# Your instructions:
Your task is to copy every line of the entries that contains "this".

########

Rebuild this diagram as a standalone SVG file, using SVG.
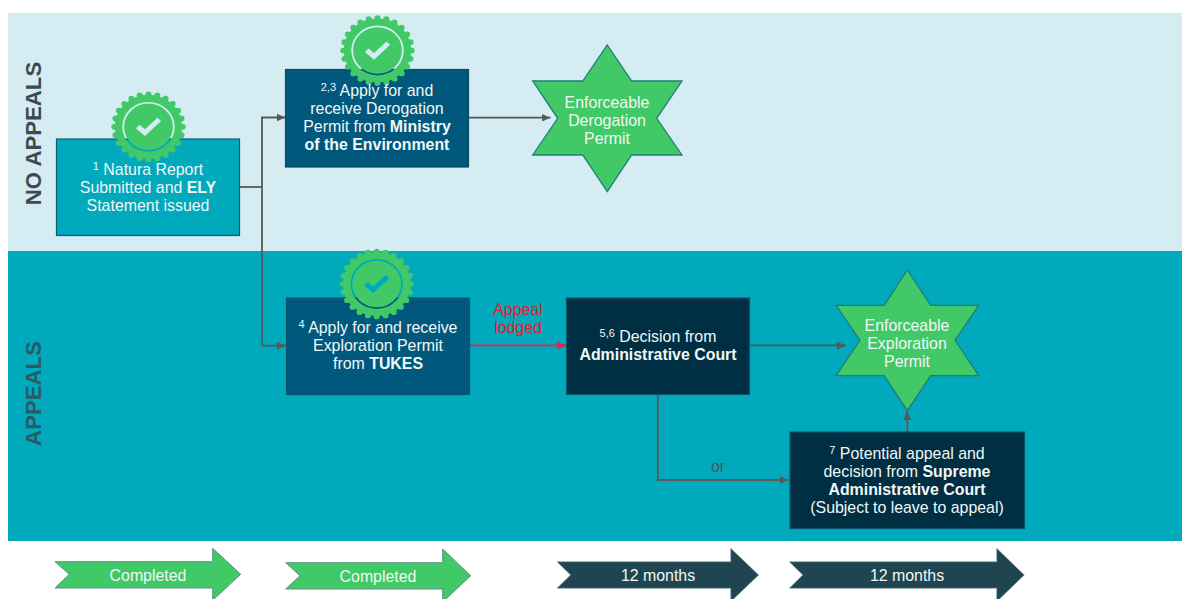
<svg xmlns="http://www.w3.org/2000/svg" width="1182" height="599" viewBox="0 0 1182 599">
  <style>
    text { font-family: "Liberation Sans", Arial, sans-serif; font-size: 15.9px; text-anchor: middle; fill: #f2f7f7; }
    .b { font-weight: bold; }
    .sup { font-size: 11px; }
    .side { font-size: 22.2px; font-weight: bold; }
    .box { stroke-width: 1.2; }
    .star { fill: #40c966; stroke: #1f7f78; stroke-width: 1.3; stroke-linejoin: miter; }
    .step-g { fill: #40c966; stroke: #5f8f88; stroke-width: 1; }
    .step-d { fill: #1f4650; stroke: #8aa0a6; stroke-width: .6; }
    .conn { fill: none; stroke: #595959; stroke-width: 1.8; }
    .red { stroke: #e8204a; }
  </style>
  <defs>
    <marker id="ah" markerUnits="userSpaceOnUse" markerWidth="10" markerHeight="10" refX="9" refY="4.5" orient="auto">
      <path d="M0,0.5 L9,4.5 L0,8.5 Z" fill="#595959"/>
    </marker>
    <marker id="ahr" markerUnits="userSpaceOnUse" markerWidth="10" markerHeight="10" refX="9" refY="4.5" orient="auto">
      <path d="M0,0.5 L9,4.5 L0,8.5 Z" fill="#e8204a"/>
    </marker>
    <mask id="sealmask" maskUnits="userSpaceOnUse" x="-42" y="-42" width="84" height="84">
      <circle r="33.8" fill="#fff"/>
      <circle r="34.2" fill="none" stroke="#fff" stroke-width="6" stroke-linecap="round" pathLength="24" stroke-dasharray="0 1"/>
      <circle r="25.3" fill="none" stroke="#000" stroke-width="1.8"/>
      <path d="M-9,-2.2 L-3.5,2.7 L9,-9.5 L12.6,-6 L-3.5,9.8 L-12.6,1.5 Z" fill="#000"/>
    </mask>
    <g id="seal"><rect x="-42" y="-42" width="84" height="84" fill="#40c966" mask="url(#sealmask)"/></g>
  </defs>

  <rect x="0" y="0" width="1182" height="599" fill="#ffffff"/>
  <g id="bands">
    <rect x="8" y="13" width="1174" height="238" fill="#d6ecf3"/>
    <rect x="8" y="251" width="1174" height="290" fill="#00a9bc"/>
    <text class="side" transform="translate(41,133.5) rotate(-90)" style="fill:#3d4a50">NO APPEALS</text>
    <text class="side" transform="translate(41,393.5) rotate(-90)" style="fill:#2a5a68">APPEALS</text>
  </g>

  <g id="connectors">
    <path class="conn" d="M240,187 H262"/>
    <path class="conn" d="M262,345.7 V117.5 H285.5" marker-end="url(#ah)"/>
    <path class="conn" d="M262,345.7 H286" marker-end="url(#ah)"/>
    <path class="conn" d="M469,117.7 H550.5" marker-end="url(#ah)"/>
    <path class="conn red" d="M469.5,345.4 H566" marker-end="url(#ahr)"/>
    <path class="conn" d="M750,345.4 H846" marker-end="url(#ah)"/>
    <path class="conn" d="M657.8,394.5 V480 H788.5" marker-end="url(#ah)"/>
    <path class="conn" d="M907.3,432 V411" marker-end="url(#ah)"/>
  </g>

  <g id="node-natura">
    <rect class="box" x="56.5" y="139" width="183" height="96.5" fill="#00a9bc" stroke="#0b5f6e"/>
    <use href="#seal" transform="translate(148.5,126.8) scale(1,.95)"/>
    <text x="148" y="175"><tspan class="sup" dy="-5">1</tspan><tspan dy="5"> Natura Report</tspan></text>
    <text x="148" y="193">Submitted and <tspan class="b">ELY</tspan></text>
    <text x="148" y="210.7">Statement issued</text>
  </g>

  <g id="node-derogation">
    <rect class="box" x="285.5" y="69.5" width="183" height="97.5" fill="#00587c" stroke="#0e4a60"/>
    <use href="#seal" transform="translate(377.5,50.5) scale(1,.95)"/>
    <text x="377" y="96"><tspan class="sup" dy="-5">2,3</tspan><tspan dy="5"> Apply for and</tspan></text>
    <text x="377" y="114">receive Derogation</text>
    <text x="377" y="132">Permit from <tspan class="b">Ministry</tspan></text>
    <text x="377" y="150" class="b">of the Environment</text>
  </g>

  <g id="star-derogation">
    <polygon class="star" points="607.3,45 631.7,81 682,81 656.7,118.3 682,155 631.7,155 607.3,191.7 582.7,155 532.7,155 557.7,118.3 532.7,81 582.7,81"/>
    <text x="607" y="108">Enforceable</text>
    <text x="607" y="126">Derogation</text>
    <text x="607" y="144">Permit</text>
  </g>

  <g id="node-exploration">
    <rect class="box" x="286.5" y="298" width="183" height="96.5" fill="#00587c" stroke="#07566e"/>
    <use href="#seal" transform="translate(376.7,284) scale(1,.95)"/>
    <text x="378" y="332.7"><tspan class="sup" dy="-5">4</tspan><tspan dy="5"> Apply for and receive</tspan></text>
    <text x="378" y="350.7">Exploration Permit</text>
    <text x="378" y="368.7">from <tspan class="b">TUKES</tspan></text>
  </g>

  <g id="label-appeal">
    <text x="518" y="315" style="fill:#e0202a">Appeal</text>
    <text x="518" y="333" style="fill:#e0202a">lodged</text>
  </g>

  <g id="node-court">
    <rect class="box" x="566.5" y="298" width="183" height="96.5" fill="#002e42" stroke="#07566e"/>
    <text x="658" y="341.7"><tspan class="sup" dy="-5">5,6</tspan><tspan dy="5"> Decision from</tspan></text>
    <text x="658" y="359.7" class="b">Administrative Court</text>
  </g>

  <g id="star-exploration">
    <polygon class="star" points="907.3,270 930.7,305.3 978.7,305.3 955,340.3 978.7,375.7 930.7,375.7 907.3,410.7 884.3,375.7 836,375.7 860,340.3 836,305.3 884.3,305.3"/>
    <text x="907" y="330.7">Enforceable</text>
    <text x="907" y="348.7">Exploration</text>
    <text x="907" y="366.7">Permit</text>
  </g>

  <g id="label-or">
    <text x="718" y="472" style="fill:#3f5e66">or</text>
  </g>

  <g id="node-supreme">
    <rect class="box" x="790" y="432" width="234.5" height="96.5" fill="#002e42" stroke="#07566e"/>
    <text x="907" y="459"><tspan class="sup" dy="-5">7</tspan><tspan dy="5"> Potential appeal and</tspan></text>
    <text x="907" y="477">decision from <tspan class="b">Supreme</tspan></text>
    <text x="907" y="495" class="b">Administrative Court</text>
    <text x="907" y="513">(Subject to leave to appeal)</text>
  </g>

  <g id="step-1">
    <polygon class="step-g" points="55,561.7 212.7,561.7 212.7,548.3 240.7,574.3 212.7,600.3 212.7,588 55,588 69.3,574.3"/>
    <text x="148" y="580.7">Completed</text>
  </g>
  <g id="step-2">
    <polygon class="step-g" points="285.7,562.7 442.7,562.7 442.7,549 470.7,575.7 442.7,602 442.7,589 285.7,589 300,575.7"/>
    <text x="378" y="581.5">Completed</text>
  </g>
  <g id="step-3">
    <polygon class="step-d" points="557,561.7 730.7,561.7 730.7,548.3 758.7,575 730.7,601.7 730.7,588.3 557,588.3 570.5,575"/>
    <text x="658" y="580.5">12 months</text>
  </g>
  <g id="step-4">
    <polygon class="step-d" points="789.3,561.7 996.7,561.7 996.7,548.3 1024.3,575 996.7,601.7 996.7,588.3 789.3,588.3 802.7,575"/>
    <text x="907" y="580.5">12 months</text>
  </g>
</svg>
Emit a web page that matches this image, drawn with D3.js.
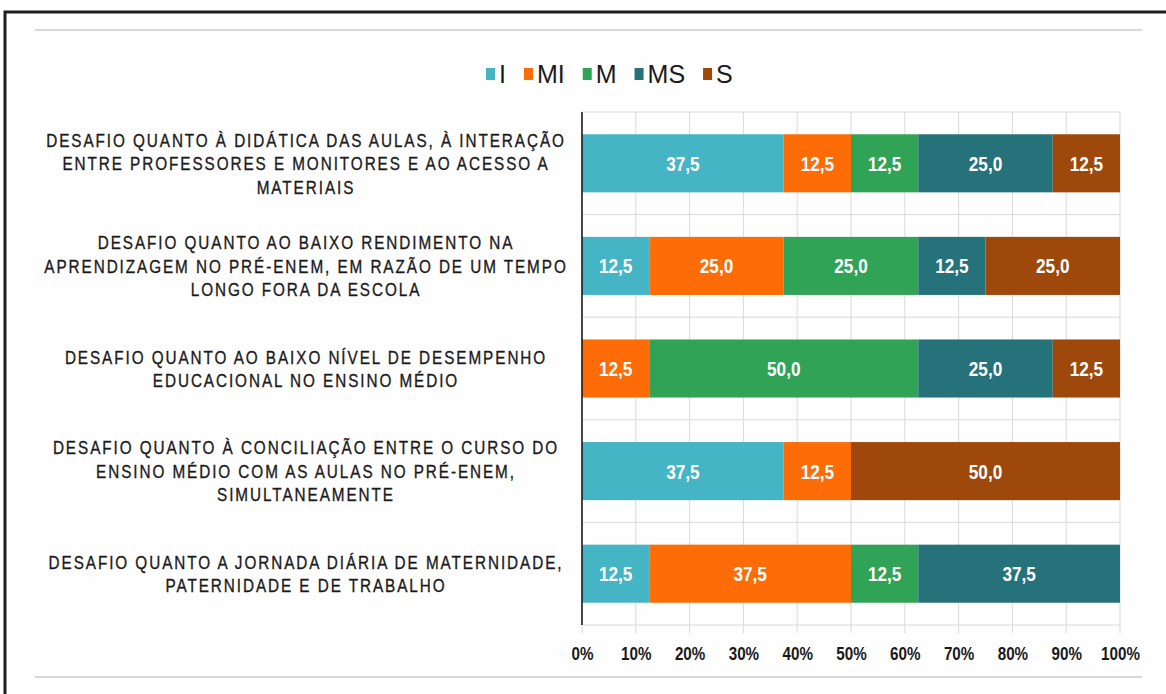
<!DOCTYPE html>
<html>
<head>
<meta charset="utf-8">
<script src="https://cdn.jsdelivr.net/npm/d3@7"></script>
<style>
  body { margin: 0; background: #fff; }
  svg { display: block; }
  text { font-family: "Liberation Sans", Arial, sans-serif; }
</style>
</head>
<body>
<svg id="chart" width="1166" height="694"></svg>
<script>
// categories (one entry per bar, split into the lines shown on the left)
var categories = [
  ['DESAFIO QUANTO À DIDÁTICA DAS AULAS, À INTERAÇÃO', 'ENTRE PROFESSORES E MONITORES E AO ACESSO A', 'MATERIAIS'],
  ['DESAFIO QUANTO AO BAIXO RENDIMENTO NA', 'APRENDIZAGEM NO PRÉ-ENEM, EM RAZÃO DE UM TEMPO', 'LONGO FORA DA ESCOLA'],
  ['DESAFIO QUANTO AO BAIXO NÍVEL DE DESEMPENHO', 'EDUCACIONAL NO ENSINO MÉDIO'],
  ['DESAFIO QUANTO À CONCILIAÇÃO ENTRE O CURSO DO', 'ENSINO MÉDIO COM AS AULAS NO PRÉ-ENEM,', 'SIMULTANEAMENTE'],
  ['DESAFIO QUANTO A JORNADA DIÁRIA DE MATERNIDADE,', 'PATERNIDADE E DE TRABALHO']
];
var seriesNames = ['I', 'MI', 'M', 'MS', 'S'];
var seriesColors = ['#45b5c6', '#fd6c06', '#31a356', '#26727a', '#9f480c'];
var valuesI  = [37.5, 12.5, 0, 37.5, 12.5];
var valuesMI = [12.5, 25.0, 12.5, 12.5, 37.5];
var valuesM  = [12.5, 25.0, 50.0, 0, 12.5];
var valuesMS = [25.0, 12.5, 25.0, 0, 37.5];
var valuesS  = [12.5, 25.0, 12.5, 50.0, 0];
var tickValues = [0, 10, 20, 30, 40, 50, 60, 70, 80, 90, 100];

(function () {
  'use strict';

  var svg = d3.select('#chart');
  var W = 1166, H = 694;
  var left = 582, right = 1120, top = 112, bottom = 625;

  var allValues = [valuesI, valuesMI, valuesM, valuesMS, valuesS];
  var rows = categories.map(function (c, i) {
    var r = { key: i };
    seriesNames.forEach(function (s, j) { r[s] = allValues[j][i]; });
    return r;
  });

  var ptBR = d3.formatLocale({ decimal: ',', thousands: '.', grouping: [3], currency: ['R$', ''] });
  var fmt = ptBR.format('.1f');

  var xScale = d3.scaleLinear().domain([0, 100]).range([left, right]);
  var yScale = d3.scaleBand()
    .domain(d3.range(categories.length))
    .range([top, bottom])
    .paddingInner(0.434)
    .paddingOuter(0.217);
  var color = d3.scaleOrdinal().domain(seriesNames).range(seriesColors);

  // frames
  svg.append('rect').attr('width', W).attr('height', H).attr('fill', '#fff');
  svg.append('rect')
    .attr('x', 5).attr('y', 12).attr('width', 1200).attr('height', 720)
    .attr('fill', 'none').attr('stroke', '#1e1e1e').attr('stroke-width', 3);
  svg.append('rect')
    .attr('x', 35).attr('y', 29).attr('width', 1107).attr('height', 648)
    .attr('fill', '#fefefe');
  svg.append('g').attr('stroke', '#d8d8d8').attr('stroke-width', 2)
    .selectAll('line').data([30, 677]).enter().append('line')
    .attr('x1', 35).attr('x2', 1142)
    .attr('y1', function (d) { return d; }).attr('y2', function (d) { return d; });

  // grid
  var grid = svg.append('g').attr('stroke', '#dadada').attr('stroke-width', 1);
  grid.selectAll('line.v').data(tickValues).enter().append('line')
    .attr('class', 'v')
    .attr('x1', function (d) { return xScale(d); })
    .attr('x2', function (d) { return xScale(d); })
    .attr('y1', top).attr('y2', bottom + 8);
  var step = yScale.step();
  var bounds = d3.range(categories.length + 1).map(function (i) {
    return top + i * step;
  });
  grid.selectAll('line.h').data(bounds).enter().append('line')
    .attr('class', 'h')
    .attr('x1', left).attr('x2', right)
    .attr('y1', function (d) { return d; })
    .attr('y2', function (d) { return d; });

  // stacked bars
  var stacked = d3.stack().keys(seriesNames)(rows);
  var layers = svg.append('g').selectAll('g').data(stacked).enter().append('g')
    .attr('fill', function (d) { return color(d.key); });
  layers.selectAll('rect').data(function (d) { return d; }).enter().append('rect')
    .attr('x', function (d) { return xScale(d[0]); })
    .attr('y', function (d) { return yScale(d.data.key); })
    .attr('width', function (d) { return xScale(d[1]) - xScale(d[0]); })
    .attr('height', yScale.bandwidth());

  // value labels (condensed)
  layers.selectAll('text').data(function (d) {
      return d.filter(function (p) { return p[1] - p[0] > 0; });
    }).enter().append('text')
    .attr('transform', function (d) {
      var cx = (xScale(d[0]) + xScale(d[1])) / 2;
      var cy = yScale(d.data.key) + yScale.bandwidth() / 2;
      return 'translate(' + cx + ',' + cy + ') scale(0.82,1)';
    })
    .attr('dy', '0.36em')
    .attr('text-anchor', 'middle')
    .attr('fill', '#fff')
    .attr('font-size', 21)
    .attr('font-weight', 'bold')
    .text(function (d) { return fmt(d[1] - d[0]); });

  // axis line at 0
  svg.append('line')
    .attr('x1', xScale(0)).attr('x2', xScale(0))
    .attr('y1', top).attr('y2', bottom)
    .attr('stroke', '#111').attr('stroke-width', 1.5);

  // x axis labels
  var xAxis = svg.append('g')
    .attr('transform', 'translate(0,' + (bottom + 28) + ')')
    .call(d3.axisBottom(xScale).tickValues(tickValues).tickSize(0).tickPadding(0)
      .tickFormat(function (d) { return d + '%'; }));
  xAxis.select('.domain').remove();
  xAxis.selectAll('.tick text')
    .attr('y', 0).attr('dy', '0.36em')
    .attr('transform', 'scale(0.8,1)')
    .attr('font-family', '"Liberation Sans", Arial, sans-serif')
    .attr('font-size', 19).attr('font-weight', 'bold').attr('fill', '#1a1a1a');

  // category labels, condensed to the reference width
  var lineH = 23.5, labelX = 306, labelW = 520;
  var catG = svg.append('g');
  var probe = catG.append('text').attr('font-size', 19).attr('letter-spacing', 2.4)
    .text(categories[0][0]);
  var sx = labelW / probe.node().getComputedTextLength();
  probe.remove();
  categories.forEach(function (lines, i) {
    var cy = yScale(i) + yScale.bandwidth() / 2;
    var t = catG.append('text')
      .attr('transform', 'translate(' + labelX + ',0) scale(' + sx + ',1)')
      .attr('text-anchor', 'middle')
      .attr('font-size', 19)
      .attr('letter-spacing', 2.4)
      .attr('fill', '#1a1a1a')
      .attr('stroke', '#1a1a1a')
      .attr('stroke-width', 0.35);
    lines.forEach(function (ln, k) {
      t.append('tspan')
        .attr('x', 0)
        .attr('y', cy + (k - (lines.length - 1) / 2) * lineH)
        .attr('dy', '0.36em')
        .text(ln);
    });
  });

  // legend
  var legend = svg.append('g').attr('transform', 'translate(486,74)');
  var lx = 0;
  seriesNames.forEach(function (s) {
    var g = legend.append('g').attr('transform', 'translate(' + lx + ',0)');
    g.append('rect').attr('x', 0).attr('y', -6).attr('width', 9).attr('height', 12)
      .attr('fill', color(s));
    var t = g.append('text').attr('x', 13).attr('dy', '0.36em')
      .attr('font-size', 25).attr('fill', '#1a1a1a').text(s);
    lx += 13 + t.node().getComputedTextLength() + 18;
  });
})();
</script>
</body>
</html>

########

# The output:
Rebuild this diagram as a standalone SVG file, using SVG.
Emit a web page that matches this image, drawn with D3.js.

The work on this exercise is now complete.